_Given instruction:_ Write out all the lines again, precisely as they stand, but without the images.

[Start Given data]

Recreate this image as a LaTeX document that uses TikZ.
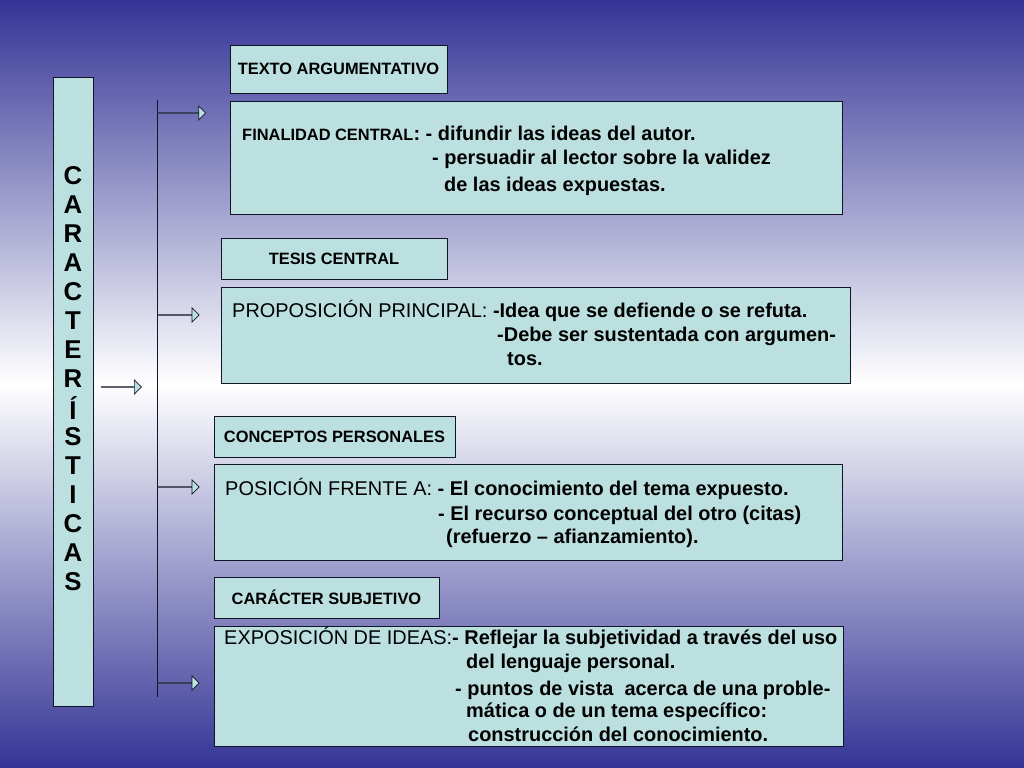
\documentclass[tikz,border=0pt]{standalone}
\usepackage{fontspec}
\setmainfont{Liberation Sans}
\usetikzlibrary{shapes.arrows}
\definecolor{bg_blue}{RGB}{52, 52, 150}
\definecolor{box_cyan}{RGB}{188, 224, 224}
\definecolor{line_dark}{RGB}{20, 20, 40}

\begin{document}
\begin{tikzpicture}[
        x=0.03cm, y=-0.03cm,
        box/.style={draw=line_dark, fill=box_cyan, line width=0.8pt},
        label/.style={font=\fontsize{14}{16}\selectfont\bfseries},
        line/.style={anchor=base west, inner sep=0pt, font=\fontsize{17}{20}\selectfont\bfseries},
        arrow/.style={single arrow, draw=line_dark, fill=box_cyan, line width=0.6pt,
            minimum height=1.25cm, minimum width=0.42cm, single arrow head extend=0.18cm,
            inner sep=0pt, anchor=west}
    ]
    % background
    \fill[top color=bg_blue, bottom color=bg_blue, middle color=white] (0,0) rectangle (1024,768);
    \useasboundingbox (0,0) rectangle (1024,768);

    % left column
    \draw[box] (53,77) rectangle (93,706);
    \foreach \ch [count=\i] in {C,A,R,A,C,T,E,R,Í,S,T,I,C,A,S}
        \node[font=\fontsize{22}{24}\selectfont\bfseries, inner sep=0pt] (letter\i) at (73,147+29*\i) {\ch};
    \node[arrow, minimum height=1.2cm] (mainarrow) at (101,387) {};

    % bracket line
    \coordinate (top) at (157,100);
    \coordinate (bottom) at (157,697);
    \draw[line_dark, line width=0.8pt] (top) -- (bottom);
    \node[arrow, minimum height=1.45cm] (arrowA) at (157,113) {};
    \node[arrow] (arrowB) at (157,315) {};
    \node[arrow] (arrowC) at (157,487) {};
    \node[arrow] (arrowD) at (157,683) {};

    % headings
    \draw[box] (230,45) rectangle node[label] (texto) {TEXTO ARGUMENTATIVO} (447,93);
    \draw[box] (221,238) rectangle node[label] (tesis) {TESIS CENTRAL} (447,279);
    \draw[box] (214,416) rectangle node[label] (conceptos) {CONCEPTOS PERSONALES} (455,457);
    \draw[box] (214,577) rectangle node[label] (caracter) {CARÁCTER SUBJETIVO} (439,618);

    % contents
    \draw[box] (230,101) rectangle (842,214);
    \node[line] (fin1) at (242,141) {{\fontsize{14}{16}\selectfont FINALIDAD CENTRAL}: - difundir las ideas del autor.};
    \node[line] (fin2) at (432,165) {- persuadir al lector sobre la validez};
    \node[line] (fin3) at (444,192) {de las ideas expuestas.};

    \draw[box] (221,287) rectangle (850,383);
    \node[line] (prop1) at (232,318) {{\mdseries PROPOSICIÓN PRINCIPAL:} -Idea que se defiende o se refuta.};
    \node[line] (prop2) at (497,342) {-Debe ser sustentada con argumen-};
    \node[line] (prop3) at (507,366) {tos.};

    \draw[box] (214,464) rectangle (842,560);
    \node[line] (pos1) at (225,496) {{\mdseries POSICIÓN FRENTE A:} - El conocimiento del tema expuesto.};
    \node[line] (pos2) at (438,520) {- El recurso conceptual del otro (citas)};
    \node[line] (pos3) at (446,544) {(refuerzo – afianzamiento).};

    \draw[box] (214,626) rectangle (843,746);
    \node[line] (exp1) at (224,644) {{\mdseries EXPOSICIÓN DE IDEAS:}- Reflejar la subjetividad a través del uso};
    \node[line] (exp2) at (466,668) {del lenguaje personal.};
    \node[line] (exp3) at (455,695) {- puntos de vista\ \ acerca de una proble-};
    \node[line] (exp4) at (466,717) {mática o de un tema específico:};
    \node[line] (exp5) at (468,741) {construcción del conocimiento.};
\end{tikzpicture}
\end{document}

[End Given data]

_The answer:_
Recreate this image as a LaTeX document that uses TikZ.
\documentclass[tikz,border=0pt]{standalone}
\usepackage{fontspec}
\setmainfont{Liberation Sans}
\usetikzlibrary{shapes.arrows}
\definecolor{bg_blue}{RGB}{52, 52, 150}
\definecolor{box_cyan}{RGB}{188, 224, 224}
\definecolor{line_dark}{RGB}{20, 20, 40}

\begin{document}
\begin{tikzpicture}[
        x=0.03cm, y=-0.03cm,
        box/.style={draw=line_dark, fill=box_cyan, line width=0.8pt},
        label/.style={font=\fontsize{14}{16}\selectfont\bfseries},
        line/.style={anchor=base west, inner sep=0pt, font=\fontsize{17}{20}\selectfont\bfseries},
        arrow/.style={single arrow, draw=line_dark, fill=box_cyan, line width=0.6pt,
            minimum height=1.25cm, minimum width=0.42cm, single arrow head extend=0.18cm,
            inner sep=0pt, anchor=west}
    ]
    % background
    \fill[top color=bg_blue, bottom color=bg_blue, middle color=white] (0,0) rectangle (1024,768);
    \useasboundingbox (0,0) rectangle (1024,768);

    % left column
    \draw[box] (53,77) rectangle (93,706);
    \foreach \ch [count=\i] in {C,A,R,A,C,T,E,R,Í,S,T,I,C,A,S}
        \node[font=\fontsize{22}{24}\selectfont\bfseries, inner sep=0pt] (letter\i) at (73,147+29*\i) {\ch};
    \node[arrow, minimum height=1.2cm] (mainarrow) at (101,387) {};

    % bracket line
    \coordinate (top) at (157,100);
    \coordinate (bottom) at (157,697);
    \draw[line_dark, line width=0.8pt] (top) -- (bottom);
    \node[arrow, minimum height=1.45cm] (arrowA) at (157,113) {};
    \node[arrow] (arrowB) at (157,315) {};
    \node[arrow] (arrowC) at (157,487) {};
    \node[arrow] (arrowD) at (157,683) {};

    % headings
    \draw[box] (230,45) rectangle node[label] (texto) {TEXTO ARGUMENTATIVO} (447,93);
    \draw[box] (221,238) rectangle node[label] (tesis) {TESIS CENTRAL} (447,279);
    \draw[box] (214,416) rectangle node[label] (conceptos) {CONCEPTOS PERSONALES} (455,457);
    \draw[box] (214,577) rectangle node[label] (caracter) {CARÁCTER SUBJETIVO} (439,618);

    % contents
    \draw[box] (230,101) rectangle (842,214);
    \node[line] (fin1) at (242,141) {{\fontsize{14}{16}\selectfont FINALIDAD CENTRAL}: - difundir las ideas del autor.};
    \node[line] (fin2) at (432,165) {- persuadir al lector sobre la validez};
    \node[line] (fin3) at (444,192) {de las ideas expuestas.};

    \draw[box] (221,287) rectangle (850,383);
    \node[line] (prop1) at (232,318) {{\mdseries PROPOSICIÓN PRINCIPAL:} -Idea que se defiende o se refuta.};
    \node[line] (prop2) at (497,342) {-Debe ser sustentada con argumen-};
    \node[line] (prop3) at (507,366) {tos.};

    \draw[box] (214,464) rectangle (842,560);
    \node[line] (pos1) at (225,496) {{\mdseries POSICIÓN FRENTE A:} - El conocimiento del tema expuesto.};
    \node[line] (pos2) at (438,520) {- El recurso conceptual del otro (citas)};
    \node[line] (pos3) at (446,544) {(refuerzo – afianzamiento).};

    \draw[box] (214,626) rectangle (843,746);
    \node[line] (exp1) at (224,644) {{\mdseries EXPOSICIÓN DE IDEAS:}- Reflejar la subjetividad a través del uso};
    \node[line] (exp2) at (466,668) {del lenguaje personal.};
    \node[line] (exp3) at (455,695) {- puntos de vista\ \ acerca de una proble-};
    \node[line] (exp4) at (466,717) {mática o de un tema específico:};
    \node[line] (exp5) at (468,741) {construcción del conocimiento.};
\end{tikzpicture}
\end{document}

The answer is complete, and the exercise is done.